How to spot a rip current?

Sand being disturbed by waves

Rip currents are not always easy to spot if you are at sea level, like in the Maldives. You may notice two different wave patterns breaking on the beach with a seemingly calmer area between them. This area between is a rip current. Another sign is a discolouration of the water where the sand is being disturbed. This might be an easier thing to spot while standing on the beach.

How do I know if I’m caught in a rip current?

It will feel like you are being pulled out to sea and perhaps like you are being pulled under water. If you are swimming back to the beach but getting further from the shoreline, then you are in a rip current.

Can a rip current pull me under water?

A rip current won’t pull you underwater, it will just pull you away from the shoreline. The current is typically stronger under the water, about a foot from the bottom, which can sometimes make it feel like the current is trying to pull you under as it’s difficult to stand.

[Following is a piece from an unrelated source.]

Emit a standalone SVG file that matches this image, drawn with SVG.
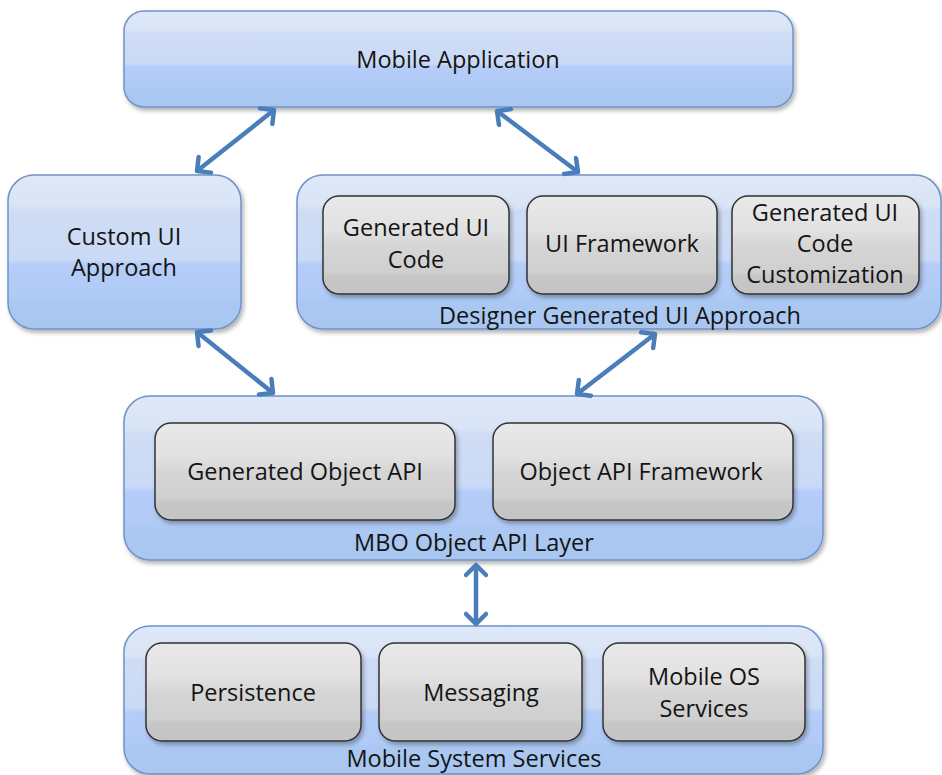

What do I do if I’m caught in a rip current?

Don’t panic and don't try and swim against it back to shore. This will just tire you out and achieve very little. Relax and stay calm. As rip currents are often very narrow you want to swim parallel to the shoreline as this is the easiest and quickest way to exit the current. Once you are out of the rip current, follow the breaking waves back to the beach. Call and wave for help if needed.